Après 40 ans, les souvenirs de ces deux années sous l’autorité de Pierre Mauroy sont toujours aussi forts. En 1981, j’étais au Commissariat au Plan, dans l’équipe du SAS (Service des affaires sociales) que dirigeait Bernard Brunhes. Bien avant le mois de mai, nous travaillions (René Cessieux, Christian Rollet, Patrice Corbin et moi) pour l’antenne Solférino. Dès le 11 mai, et avant même la
constitution du cabinet, nous avons traversé la rue de Varenne et, nous installant dans l’ancien bureau de Raymond Soubie, avons préparé, sous l’autorité de B. Brunhes les premières mesures sociales qui devaient être présentées au premier conseil des ministres du gouvernement Mauroy.
Quelques jours après notre installation, dont nous savions qu’elle ne serait peut-être pas définitive, Pierre Mauroy fait le tour de Matignon, et trouvant une équipe au travail, félicite chacun d’entre nous avec la chaleur et la bienveillance qui le caractérise et c’est ainsi que j’ai fait sa connaissance.
L’ambiance à Matignon était très studieuse et sérieuse, chacun convaincu qu’il portait, dans les projets dont il était responsable, l’avenir de la France.

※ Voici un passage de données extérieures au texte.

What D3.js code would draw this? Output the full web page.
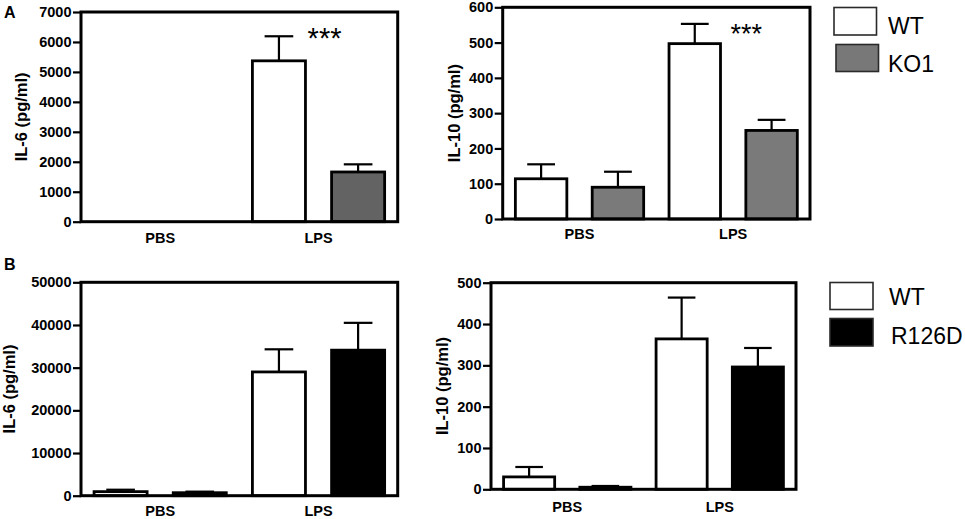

Les relations étaient plus que cordiales, même si les combats entre financiers et dépensiers étaient vifs et quotidiens. Membre d’une des équipes dépensières, j’étais régulièrement accusée de mettre la France dans le mur.
Les relations avec Pierre Mauroy étaient simples, directes, empreintes de confiance et de solennité, il nous rappelait souvent notre rôle collectif historique.
Deux souvenirs de mes relations avec Pierre Mauroy :
J’étais en charge du secteur Fonction publique et le grand projet était le Code la fonction publique nationale et le code de la fonction publique territoriale. Je l’accompagnais souvent dans ses réunions avec les ministres concernés : Gaston. Deferre, Anicet Le Pors, Jean Le Garrec et, bien sûr, les représentants du Budget. Ce fut une des réformes qui suscita le plus grand nombre de réunions interministérielles, d’après le Secrétariat général du gouvernement. Pierre Mauroy souhaitait, avant chaque réunion « au sommet », connaître les points de vue et les revendications des autres ministères. Ce que je lui rapportais au mieux de mes échanges avec les différents cabinets. J’ai le souvenir de longues heures de négociations avec les syndicats de fonctionnaires, où il faisait preuve de patience et de diplomatie. Notre récompense, entre deux séances, était une longue promenade, dans les jardins de Matignon jusqu’à la rue de Babylone.
En charge également du secteur Droits des femmes, je dus gérer, à sa demande, deux ministres en désaccord sur l’étendue des réformes pour l’égalité et surtout sur l’une des 110 propositions de F. Mitterrand : le remboursement de l’IVG. Georgina Dufoix y était très réticente, craignant un impact négatif sur les électeurs, plusieurs conseillers de Matignon et de l’Élysée, également. Yvette Roudy, très combative sur le sujet, considérait, à tort, que Pierre Mauroy ne portait pas ses propositions comme prioritaires. Elle sollicitait très souvent des réunions avec le Premier ministre, qui me demandait régulièrement de la voir dans le salon d’attente attenant à son bureau, avant qu’il ne la reçoive, pour modérer son éventuel courroux. Même arbitrées et adoptées dans un climat tendu, les mesures pour les droits des femmes ont constitué une très grande avancée.
Bien sûr, ces années 1981-1983 sont restées inoubliables, notamment grâce aux exceptionnelles qualités d’écoute et de bienveillance de Pierre Mauroy qui se montrait toujours reconnaissant envers l’efficacité des « petites mains ».
Après 1983, nous nous retrouvions tous avec plaisir et complicité au pot Mauroy à la cité Malesherbes, quel qu’ait été le parcours de chacun après son départ de Matignon.